The Fourier transform of the impulse response of a linear filter is the filter's frequency response. If the goal is to smooth a function, you want the frequency response to drop off for high frequencies.
To test this, I created some new data, which were spaced at 0.01 intervals in u, again with an approximation to an impulse at zero. I ran the exponential filter twice in each case, as these generate the smoothest results without jumps: either twice in forward-time, twice in reverse time, or once in each direction. For the last option, I either averaged the forward and reverse directions applied in each case to the original data, or I ran forward direction to the original data then in the reverse direction on the smoothed result of the forward direction. I plot only the magnitude of the transform, not the phase:
Start first with the impulse. The frequency response of a perfect impulse is a flat line. Since the transform was done with a discrete Fourier transform as opposed to a continuous Fourier transform, my approximation to a perfect impulse produces a flat result. Impulses have equal contributions from all frequencies.
Look then at the results of the filtered signals. Somewhat surprising, or maybe not, the frequency response in each case is almost the same: following a 1 / frequency-squared trend. In the case of applying an exponential filter twice, whether they differ in phase (which I'll show next), the magnitude of the frequency response is the same. The magnitude describes smoothness, while the phase describes delay, and while they have different degrees of delay, the smoothness is the same. Okay, there's some difference at the highest frequencies at the edge of the plot, but that's due to interpolation errors when applying the filter twice. The first exponential smoothing should result in an instant jump from zero, but since I interpolate between samples, there's some "leakage" into negative time for the forward-sweep, or positive time for the negative sweep. The averaged forward - reverse filter is less prone to this interpolation error.
Analytically the Fourier transform of an exponential convolution is about as simple as Fourier transforms get... the complex frequency response is:
F(ω) = 1 / [ i ω τ + 1 ]
where i is the unit imaginary number.
For the reverse direction, I flip ω → ‒ω :
F(‒ω) = 1 / [ ‒i ω τ + 1 ]
Each of these has the same magnitude:
|F(ω)| = 1 / sqrt[ω² τ² + 1 ]
So if I apply either twice I get a magnitude (since magnitudes of complex numbers multiply under multiplication):
|F(ω)²| = 1 / [ω² τ² + 1 ]
The phase, on the other hand, is:
φ[F(ω)] = ‒arctan[ωτ]
where φ specifies the phase, and arctan is the arctan. The sign flips on the phase for the reverse direction. If I apply a forward exponential twice, I therefore get double the phase (and therefore double the delay):
φ[F(ω)²] = ‒2 arctan[ωτ]
On the other hand, if I apply a forward followed by a reverse exponential, the phases cancel:
φ[F(ω)F(‒ω)] = 0
Zero phase is what we want: we want no time lag, just smoothing. So from a smoothing perspective, the double-forward or double-backward smoothing is the same as forward-backward. But from a delay perspective, the last option is the clear preference.

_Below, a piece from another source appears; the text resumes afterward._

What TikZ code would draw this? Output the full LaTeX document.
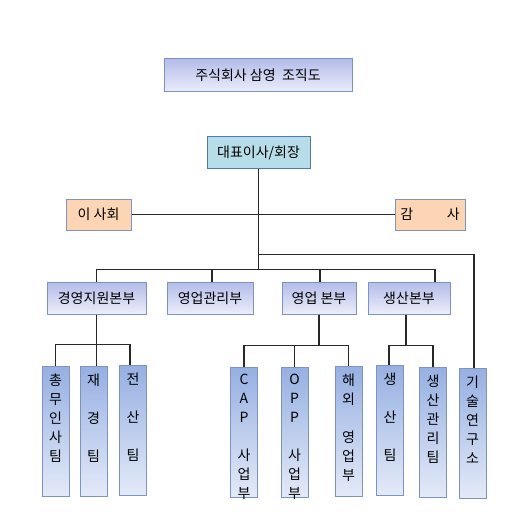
\documentclass[tikz,border=0pt]{standalone}
\usepackage{fontspec}
\setmainfont{Noto Sans CJK KR}
\usetikzlibrary{positioning,calc}
\newlength{\px}
\setlength{\px}{0.75pt}
\definecolor{headtop}{RGB}{180,188,234}
\definecolor{headbot}{RGB}{236,238,250}
\definecolor{teamtop}{RGB}{150,176,226}
\definecolor{teambot}{RGB}{228,234,248}
\definecolor{boxline}{RGB}{128,146,190}
\definecolor{ceofill}{RGB}{183,221,232}
\definecolor{ceoline}{RGB}{80,122,170}
\definecolor{sidefill}{RGB}{252,213,180}
\definecolor{linkcol}{RGB}{40,40,40}
\newcommand{\vtext}[1]{\parbox[c][116\px][t]{24\px}{\centering #1}}
\tikzset{
  basebox/.style={line width=1\px,inner sep=0pt,minimum height=32\px,
                  font=\fontsize{10.5}{14.25}\selectfont},
  headbox/.style={basebox,draw=boxline,top color=headtop,bottom color=headbot},
  ceobox/.style={basebox,draw=ceoline,fill=ceofill},
  sidebox/.style={basebox,draw=boxline,fill=sidefill,minimum height=31\px},
  teambox/.style={basebox,draw=boxline,top color=teamtop,bottom color=teambot,
                  anchor=north,minimum width=27\px,minimum height=130\px},
  link/.style={draw=linkcol,line width=1.3\px}
}

\begin{document}
\begin{tikzpicture}[x=\px,y=-\px]
  \useasboundingbox (0,0) rectangle (520,527);
  %% title
  %% ------------------------------------
  \node[headbox,minimum width=188\px,minimum height=33\px] (title) at (258,75.5)
       {주식회사 삼영\ \ 조직도};

  %% top level
  %% ------------------------------------
  \node[ceobox,minimum width=103\px] (ceo)  at (258.5,153)  {대표이사/회장};
  \node[sidebox,minimum width=65\px] (board) at (98.5,214.5) {이 사회};
  \node[sidebox,minimum width=70\px] (audit) at (430,214.5)  {감\hspace{2.4em}사};

  %% departments
  %% ------------------------------------
  \node[headbox,minimum width=99\px] (mgmt)  at (96.5,298) {경영지원본부};
  \node[headbox,minimum width=86\px] (sadm)  at (210,298)  {영업관리부};
  \node[headbox,minimum width=74\px] (sales) at (319,298)  {영업 본부};
  \node[headbox,minimum width=82\px] (prod)  at (409,298)  {생산본부};

  %% teams
  %% ------------------------------------
  \node[teambox] (gen)  at (55.5,366)  {\vtext{총\\무\\인\\사\\팀}};
  \node[teambox] (fin)  at (93.5,366)  {\vtext{재\\~\\경\\~\\팀}};
  \node[teambox] (it)   at (133,365)   {\vtext{전\\~\\산\\~\\팀}};
  \node[teambox] (cap)  at (244,367)   {\vtext{C\\A\\P\\~\\사\\업\\부}};
  \node[teambox] (opp)  at (294.5,367) {\vtext{O\\P\\P\\~\\사\\업\\부}};
  \node[teambox] (ovs)  at (348.5,366) {\vtext{해\\외\\~\\영\\업\\부}};
  \node[teambox] (mfg)  at (390,365)   {\vtext{생\\~\\산\\~\\팀}};
  \node[teambox] (pctl) at (433,367)   {\vtext{생\\산\\관\\리\\팀}};
  \node[teambox] (lab)  at (472.5,368) {\vtext{기\\술\\연\\구\\소}};

  %% connectors
  %% ------------------------------------
  \coordinate (split) at ($(ceo.south)+(0,85)$);
  \coordinate (hub)   at ($(ceo.south)+(0,100)$);
  \draw[link] (board.east) -- (audit.west);
  \draw[link] (ceo.south) -- (hub);
  \draw[link] (split) -| ($(lab.north)+(1.5,0)$);
  \draw[link] (hub) -| (mgmt.north);
  \draw[link] (hub) -| ($(sadm.north)+(2,0)$);
  \draw[link] (hub) -| ($(sales.north)+(1,0)$);
  \draw[link] (hub) -| ($(prod.north)+(26,0)$);

  \draw[link] (mgmt.south) -- ++(0,30) -| (gen.north);
  \draw[link] (mgmt.south) -- ++(0,30) -| ($(it.north)+(-3,0)$);
  \draw[link] (mgmt.south) -- (mgmt.south |- fin.north);

  \draw[link] (sales.south) -- ++(0,31) -| (cap.north);
  \draw[link] (sales.south) -- ++(0,31) -| (ovs.north);
  \draw[link] (sales.south) ++(0,31) -| (opp.north);

  \draw[link] ($(prod.south)+(-3,0)$) -- ++(0,31) -| ($(mfg.north)+(-1,0)$);
  \draw[link] ($(prod.south)+(-3,0)$) -- ++(0,31) -| (pctl.north);
\end{tikzpicture}
\end{document}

However, instead of doing forward then backward on the result (or vice-versa), I choose the average of the forward and backward. This results in a Fourier transform:
(F(ω) + F(‒ω)) / 2 =
[ 1 / [ i ω τ + 1 ] + 1 / [ ‒i ω τ + 1 ] ] / 2 =
1 / [ω² τ² + 1 ],
which is the same as the forward and reverse applied sequentially. Again the phase is zero (the imaginary part is zero). The advantage is in dealing with the first and the last point of the sequence, where the averaging approach is guaranteed to treat each end the same, but the sequential filter application can treat the end points differently.
Here's a plot of phases from a discrete Fourier Transform applied to my sample data (over 20 seconds with 100 points per second with an impulse approximated half-way):
Things are behaving as expected from the equations out to extremely high frequencies where the "mesh" makes itself evident.
Okay, way too much on this, I suppose. The end result is taking the forward exponential smoothing, then the reverse exponential smoothing, results in a nice 1 / [ω² τ² + 1 ] low-pass filter without phase lag with the computational efficiency of exponential filtering. So that's what I use for altitude data.